Lorsque la crise déborde dans tous les secteurs de la vie sociale, la tentation de tous les pouvoirs c’est d’effectuer des annonces destinées à calmer les événements sans être certain que dans les faits elles auront une traduction concrète. Dans les constats effectués sur le malaise actuel de la filière agricole de proximité (pas celle des grandes exploitations de production intensives) figure celui de l’accès impossible aux marchés publics alimentant les restaurants scolaires de tous niveaux, ceux des entreprises ou des structures collectives, par les producteurs ou artisans locaux (boulanger notamment). Bien entendu le « y-a-qu’à », « faut-qu’on » fonctionne à plein régime mettant en cause l’absence de bonne volonté des… élus locaux ou des gestionnaires.

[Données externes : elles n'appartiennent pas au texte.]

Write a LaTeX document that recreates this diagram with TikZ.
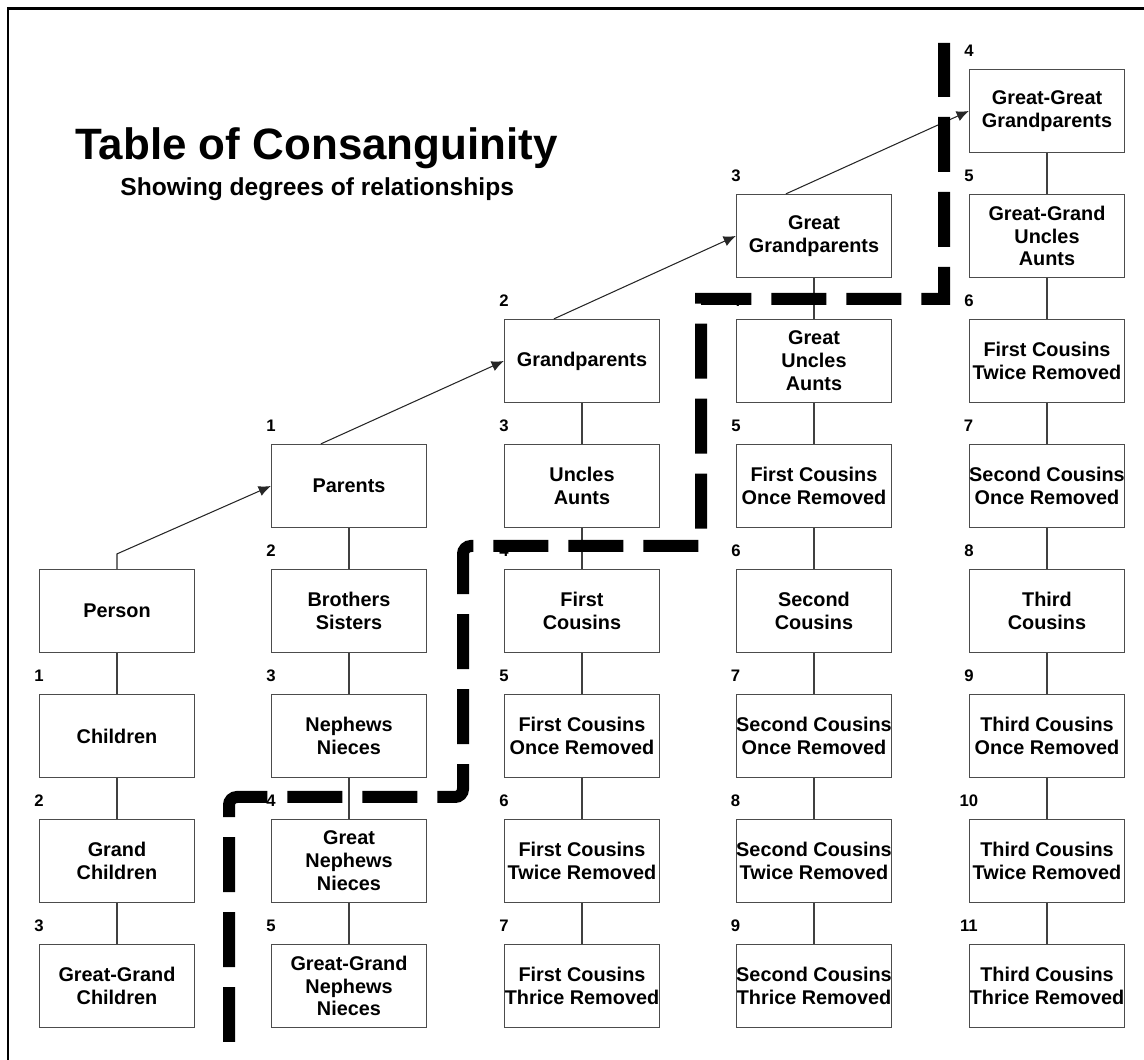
\documentclass[tikz,border=0pt]{standalone}
\usepackage{fontspec}
\setmainfont{Liberation Sans}
\usetikzlibrary{arrows.meta}

\tikzset{
  rel/.style={draw=black!70, line width=0.7pt, rectangle, minimum width=3.1cm,
    minimum height=1.66cm, inner sep=0pt, align=center,
    font=\fontsize{11.3}{13}\selectfont\bfseries},
  deglabel/.style={anchor=base, yshift=0.24cm, inner sep=0pt,
    font=\fontsize{9.5}{11}\selectfont\bfseries},
  deg/.style={label={[deglabel]north west:#1}},
  link/.style={draw=black!75, line width=0.6pt},
  up/.style={draw=black!85, line width=0.6pt, -{Latex[length=7pt,width=6pt]}},
  cut/.style={line width=0.24cm, dash pattern=on 1.1cm off 0.4cm}
}

\begin{document}
\begin{tikzpicture}[x=0.02cm, y=-0.02cm]
    \useasboundingbox (0,0) rectangle (1144,1060);
    \draw [line width=0.06cm] (8,1060) -- (8,9) -- (1144,9);

    \node [anchor=base west, inner sep=0pt, font=\fontsize{25}{30}\selectfont\bfseries]
      (title) at (75,160) {Table of Consanguinity};
    \node [anchor=base west, inner sep=0pt, font=\fontsize{14}{17}\selectfont\bfseries]
      (subtitle) at (120,196) {Showing degrees of relationships};

    % column 1
    \node [rel] (person) at (117,611) {Person};
    \node [rel, deg=1] (children) at (117,736) {Children};
    \node [rel, deg=2] (grandchildren) at (117,861) {Grand\\Children};
    \node [rel, deg=3] (ggchildren) at (117,986) {Great-Grand\\Children};

    % column 2
    \node [rel, deg=1] (parents) at (349,486) {Parents};
    \node [rel, deg=2] (siblings) at (349,611) {Brothers\\Sisters};
    \node [rel, deg=3] (nephews) at (349,736) {Nephews\\Nieces};
    \node [rel, deg=4] (gnephews) at (349,861) {Great\\Nephews\\Nieces};
    \node [rel, deg=5] (ggnephews) at (349,986) {Great-Grand\\Nephews\\Nieces};

    % column 3
    \node [rel, deg=2] (gparents) at (582,361) {Grandparents};
    \node [rel, deg=3] (uncles) at (582,486) {Uncles\\Aunts};
    \node [rel, deg=4] (fc) at (582,611) {First\\Cousins};
    \node [rel, deg=5] (fcone) at (582,736) {First Cousins\\Once Removed};
    \node [rel, deg=6] (fctwo) at (582,861) {First Cousins\\Twice Removed};
    \node [rel, deg=7] (fcthree) at (582,986) {First Cousins\\Thrice Removed};

    % column 4
    \node [rel, deg=3] (ggparents) at (814,236) {Great\\Grandparents};
    \node [rel, deg=4] (guncles) at (814,361) {Great\\Uncles\\Aunts};
    \node [rel, deg=5] (fconeb) at (814,486) {First Cousins\\Once Removed};
    \node [rel, deg=6] (sc) at (814,611) {Second\\Cousins};
    \node [rel, deg=7] (scone) at (814,736) {Second Cousins\\Once Removed};
    \node [rel, deg=8] (sctwo) at (814,861) {Second Cousins\\Twice Removed};
    \node [rel, deg=9] (scthree) at (814,986) {Second Cousins\\Thrice Removed};

    % column 5
    \node [rel, deg=4] (gggparents) at (1047,111) {Great-Great\\Grandparents};
    \node [rel, deg=5] (gguncles) at (1047,236) {Great-Grand\\Uncles\\Aunts};
    \node [rel, deg=6] (fctwob) at (1047,361) {First Cousins\\Twice Removed};
    \node [rel, deg=7] (sconeb) at (1047,486) {Second Cousins\\Once Removed};
    \node [rel, deg=8] (tc) at (1047,611) {Third\\Cousins};
    \node [rel, deg=9] (tcone) at (1047,736) {Third Cousins\\Once Removed};
    \node [rel, deg=10] (tctwo) at (1047,861) {Third Cousins\\Twice Removed};
    \node [rel, deg=11] (tcthree) at (1047,986) {Third Cousins\\Thrice Removed};

    \draw [link] (person) -- (children) (children) -- (grandchildren)
      (grandchildren) -- (ggchildren);
    \draw [link] (parents) -- (siblings) (siblings) -- (nephews)
      (nephews) -- (gnephews) (gnephews) -- (ggnephews);
    \draw [link] (gparents) -- (uncles) (uncles) -- (fc) (fc) -- (fcone)
      (fcone) -- (fctwo) (fctwo) -- (fcthree);
    \draw [link] (ggparents) -- (guncles) (guncles) -- (fconeb) (fconeb) -- (sc)
      (sc) -- (scone) (scone) -- (sctwo) (sctwo) -- (scthree);
    \draw [link] (gggparents) -- (gguncles) (gguncles) -- (fctwob)
      (fctwob) -- (sconeb) (sconeb) -- (tc) (tc) -- (tcone)
      (tcone) -- (tctwo) (tctwo) -- (tcthree);

    \draw [up] (person.north) -- ++(0,-15) -- (parents.west);
    \draw [up] ([xshift=1cm]parents.north west) -- (gparents.west);
    \draw [up] ([xshift=1cm]gparents.north west) -- (ggparents.west);
    \draw [up] ([xshift=1cm]ggparents.north west) -- (gggparents.west);

    % dividing line
    \draw [cut] (229,1042) [rounded corners=0.16cm] -- (229,797) -- (463,797)
      -- (463,546) [sharp corners] -- (701,546) -- (701,299) -- (944,299) -- (944,43);
\end{tikzpicture}
\end{document}
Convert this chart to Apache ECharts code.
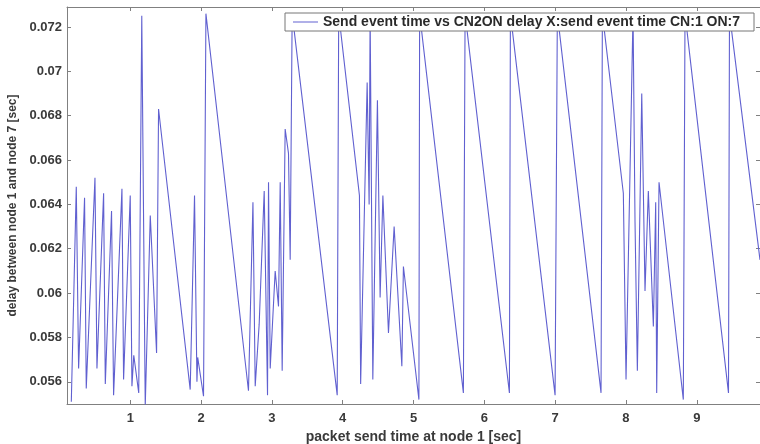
<!DOCTYPE html>
<html>
<head>
<meta charset="utf-8">
<script src="https://cdn.jsdelivr.net/npm/echarts@6/dist/echarts.min.js"></script>
<style>
  html, body { margin: 0; padding: 0; background: #fff; }
  #chart { width: 760px; height: 444px; }
</style>
</head>
<body>
<div id="chart"></div>
<script>
// send time at node 1 [sec]
var sendTime = [
  0.167, 0.237, 0.270, 0.354, 0.378, 0.501, 0.529, 0.623, 0.647, 0.735,
  0.764, 0.882, 0.905, 0.999, 1.023, 1.049, 1.119, 1.162, 1.211, 1.282,
  1.371, 1.399, 1.846, 1.907, 1.941, 1.952, 2.034, 2.068, 2.669, 2.732,
  2.764, 2.820, 2.891, 2.938, 2.952, 2.976, 3.046, 3.093, 3.117, 3.145,
  3.187, 3.234, 3.258, 3.286, 3.922, 3.943, 4.236, 4.253, 4.345, 4.373,
  4.387, 4.425, 4.490, 4.528, 4.567, 4.646, 4.726, 4.835, 4.857, 5.076,
  5.086, 5.704, 5.728, 6.354, 6.368, 6.999, 7.031, 7.648, 7.667, 7.963,
  8.001, 8.100, 8.128, 8.161, 8.223, 8.269, 8.316, 8.387, 8.420, 8.434,
  8.467, 8.810, 8.834, 9.448, 9.462, 9.893
];
// delay between node 1 and node 7 [sec]
var delay = [
  0.0551, 0.0648, 0.0566, 0.0643, 0.0557, 0.0652, 0.0566, 0.0645, 0.0559, 0.0637,
  0.0554, 0.0647, 0.0561, 0.0644, 0.0558, 0.0572, 0.0555, 0.0725, 0.0549, 0.0635,
  0.0573, 0.0683, 0.05565, 0.0644, 0.0560, 0.0571, 0.05535, 0.0726, 0.0556, 0.0641,
  0.0558, 0.0586, 0.0646, 0.0554, 0.0650, 0.0566, 0.0610, 0.0594, 0.0650, 0.0565,
  0.0674, 0.0663, 0.0615, 0.0726, 0.0554, 0.0726, 0.0644, 0.0559, 0.0695, 0.0640,
  0.0726, 0.0561, 0.0687, 0.0598, 0.0644, 0.0582, 0.0630, 0.0567, 0.0612, 0.0552,
  0.0726, 0.0555, 0.0726, 0.0555, 0.0726, 0.0554, 0.0726, 0.0555, 0.0726, 0.0645,
  0.0561, 0.0726, 0.0632, 0.0565, 0.0690, 0.0601, 0.0646, 0.0585, 0.0641, 0.0555,
  0.0650, 0.0552, 0.0726, 0.0555, 0.0726, 0.0615
];
var xTicks = [1, 2, 3, 4, 5, 6, 7, 8, 9];
var yTicks = [0.056, 0.058, 0.06, 0.062, 0.064, 0.066, 0.068, 0.07, 0.072];
var seriesName = 'Send event time vs CN2ON delay X:send event time CN:1 ON:7';

var chart = echarts.init(document.getElementById('chart'));

var axisColor = '#808080';
var fontFamily = 'Liberation Sans, Arial, sans-serif';
var labelStyle = { color: '#3a3a3a', fontSize: 13, fontWeight: 'bold', fontFamily: fontFamily };

function boxX(pos, withLabels) {
  return {
    type: 'value',
    position: pos,
    min: 0.106,
    max: 9.893,
    axisLine: { show: true, onZero: false, lineStyle: { color: axisColor, width: 1 } },
    axisTick: { show: true, inside: true, length: 4, customValues: xTicks, lineStyle: { color: axisColor } },
    axisLabel: Object.assign({ show: withLabels, customValues: xTicks, margin: 8 }, labelStyle),
    splitLine: { show: false }
  };
}
function boxY(pos, withLabels) {
  return {
    type: 'value',
    position: pos,
    min: 0.055,
    max: 0.0729,
    axisLine: { show: true, onZero: false, lineStyle: { color: axisColor, width: 1 } },
    axisTick: { show: true, inside: true, length: 4, customValues: yTicks, lineStyle: { color: axisColor } },
    axisLabel: Object.assign({ show: withLabels, customValues: yTicks, margin: 5,
      formatter: function (v) { return String(v); } }, labelStyle),
    splitLine: { show: false }
  };
}

var xMain = boxX('bottom', true);
xMain.name = 'packet send time at node 1 [sec]';
xMain.nameLocation = 'middle';
xMain.nameGap = 21;
xMain.nameTextStyle = { color: '#3a3a3a', fontSize: 14, fontWeight: 'bold', fontFamily: fontFamily };

var yMain = boxY('left', true);
yMain.name = 'delay between node 1 and node 7 [sec]';
yMain.nameLocation = 'middle';
yMain.nameGap = 45;
yMain.nameTextStyle = { color: '#3a3a3a', fontSize: 12, fontWeight: 'bold', fontFamily: fontFamily };

chart.setOption({
  animation: false,
  backgroundColor: '#fff',
  grid: { left: 67, top: 7, right: 0, bottom: 40, outerBoundsMode: 'none' },
  legend: {
    data: [seriesName],
    left: 285,
    top: 13,
    icon: 'rect',
    itemWidth: 25,
    itemHeight: 1,
    itemGap: 8,
    padding: [2, 14, 2, 8],
    borderColor: '#777',
    borderWidth: 1,
    borderRadius: 0,
    backgroundColor: '#fff',
    textStyle: { color: '#2a2a2a', fontSize: 14, fontWeight: 'bold', fontFamily: fontFamily }
  },
  xAxis: [xMain, boxX('top', false)],
  yAxis: [yMain, boxY('right', false)],
  series: [{
    name: seriesName,
    type: 'line',
    showSymbol: false,
    symbol: 'none',
    clip: true,
    color: '#6060d0',
    lineStyle: { width: 1.1, color: '#6060d0' },
    data: sendTime.map(function (t, i) { return [t, delay[i]]; })
  }]
});
</script>
</body>
</html>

En fait une réforme en profondeur des approvisionnements alimentaires serait nécessaire car encore une fois, il y a un fort décalage entre le souhait gouvernemental et la réalité des pratiques contraintes auxquelles sont soumis les acheteurs institutionnels. La première difficulté vient du fait que la plupart des utilisateurs de produits agricoles sont regroupés en centrales d’achat de grande importance. Le principe des contraintes budgétaires conduit à rechercher des prix de gros sans trop regarder à la qualité et à la provenance. Par exemple l’EHPAD public de Créon se ravitaille essentiellement (sauf pour le pain) via le groupement d’achat du CHU de Bordeaux et doit jongler avec des approvisionnements permettant às es cuisiniers de réaliser des repas attractifs.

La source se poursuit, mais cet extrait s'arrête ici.